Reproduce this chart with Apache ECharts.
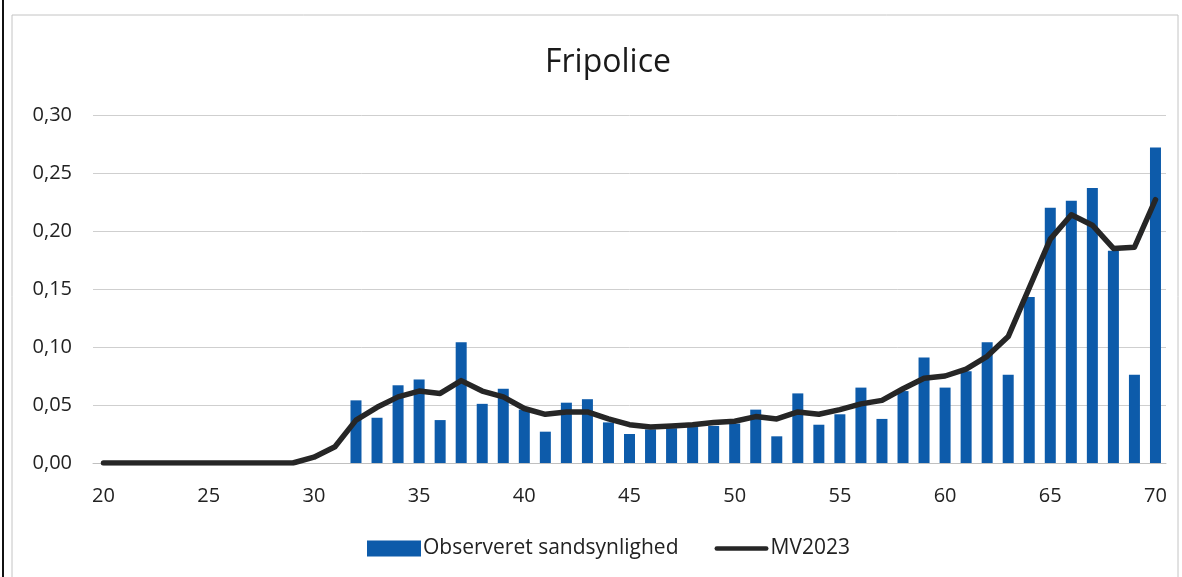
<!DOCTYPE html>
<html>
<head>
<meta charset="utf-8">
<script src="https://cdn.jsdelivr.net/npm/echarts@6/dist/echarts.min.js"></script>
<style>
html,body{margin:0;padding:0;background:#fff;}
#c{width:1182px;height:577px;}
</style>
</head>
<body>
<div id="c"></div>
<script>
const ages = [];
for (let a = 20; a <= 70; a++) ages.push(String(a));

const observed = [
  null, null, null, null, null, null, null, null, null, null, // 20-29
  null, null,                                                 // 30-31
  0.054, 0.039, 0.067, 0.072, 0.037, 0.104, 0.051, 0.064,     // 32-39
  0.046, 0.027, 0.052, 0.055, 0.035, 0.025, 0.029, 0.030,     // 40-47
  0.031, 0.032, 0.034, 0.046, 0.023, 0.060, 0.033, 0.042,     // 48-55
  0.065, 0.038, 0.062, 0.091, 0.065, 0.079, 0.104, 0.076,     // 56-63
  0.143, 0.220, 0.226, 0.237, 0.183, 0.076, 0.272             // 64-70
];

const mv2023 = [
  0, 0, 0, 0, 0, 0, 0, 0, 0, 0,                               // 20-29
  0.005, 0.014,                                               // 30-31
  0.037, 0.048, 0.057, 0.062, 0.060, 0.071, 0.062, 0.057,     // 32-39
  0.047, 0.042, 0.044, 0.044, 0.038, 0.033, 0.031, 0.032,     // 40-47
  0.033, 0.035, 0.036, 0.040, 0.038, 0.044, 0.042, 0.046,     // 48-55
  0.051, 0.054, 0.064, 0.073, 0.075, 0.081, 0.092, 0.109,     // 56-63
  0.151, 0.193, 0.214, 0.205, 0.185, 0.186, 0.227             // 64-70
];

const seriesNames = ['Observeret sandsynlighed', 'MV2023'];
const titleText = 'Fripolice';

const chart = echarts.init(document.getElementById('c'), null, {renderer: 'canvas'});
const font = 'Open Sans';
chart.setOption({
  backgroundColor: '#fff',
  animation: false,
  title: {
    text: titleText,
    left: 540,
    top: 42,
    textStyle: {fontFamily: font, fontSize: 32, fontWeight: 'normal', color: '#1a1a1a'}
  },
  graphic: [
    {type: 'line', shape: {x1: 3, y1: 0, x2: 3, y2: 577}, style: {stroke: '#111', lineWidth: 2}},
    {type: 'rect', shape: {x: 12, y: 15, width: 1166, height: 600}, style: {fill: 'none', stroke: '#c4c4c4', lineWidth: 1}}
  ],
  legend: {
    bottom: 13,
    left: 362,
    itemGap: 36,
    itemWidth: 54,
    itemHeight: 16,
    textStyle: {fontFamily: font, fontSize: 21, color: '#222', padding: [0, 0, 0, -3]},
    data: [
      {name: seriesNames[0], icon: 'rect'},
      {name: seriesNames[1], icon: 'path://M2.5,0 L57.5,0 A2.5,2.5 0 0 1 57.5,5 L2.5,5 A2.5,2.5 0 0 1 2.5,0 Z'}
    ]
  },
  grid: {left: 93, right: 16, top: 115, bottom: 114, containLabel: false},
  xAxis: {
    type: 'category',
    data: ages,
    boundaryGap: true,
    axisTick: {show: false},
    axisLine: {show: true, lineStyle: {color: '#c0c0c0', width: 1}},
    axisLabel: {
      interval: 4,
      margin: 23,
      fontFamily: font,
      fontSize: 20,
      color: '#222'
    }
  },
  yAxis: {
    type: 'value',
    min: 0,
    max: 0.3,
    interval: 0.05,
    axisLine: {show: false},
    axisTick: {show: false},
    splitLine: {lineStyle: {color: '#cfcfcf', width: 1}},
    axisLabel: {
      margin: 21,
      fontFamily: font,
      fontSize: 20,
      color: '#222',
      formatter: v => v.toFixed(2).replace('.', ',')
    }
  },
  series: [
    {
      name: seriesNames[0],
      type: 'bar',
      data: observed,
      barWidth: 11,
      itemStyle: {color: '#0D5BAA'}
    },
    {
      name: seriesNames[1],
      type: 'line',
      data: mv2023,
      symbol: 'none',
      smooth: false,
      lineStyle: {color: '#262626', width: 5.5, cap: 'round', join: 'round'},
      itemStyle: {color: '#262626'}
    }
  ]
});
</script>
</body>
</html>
########################################
▶ YOUR GOAL
Return, unchanged, the lines from the first line of the material through the line that holds "for (let a = 20;", inclusive, omitting pictures.

▶ THE ANSWER
Reproduce this chart with Apache ECharts.
<!DOCTYPE html>
<html>
<head>
<meta charset="utf-8">
<script src="https://cdn.jsdelivr.net/npm/echarts@6/dist/echarts.min.js"></script>
<style>
html,body{margin:0;padding:0;background:#fff;}
#c{width:1182px;height:577px;}
</style>
</head>
<body>
<div id="c"></div>
<script>
const ages = [];
for (let a = 20; a <= 70; a++) ages.push(String(a));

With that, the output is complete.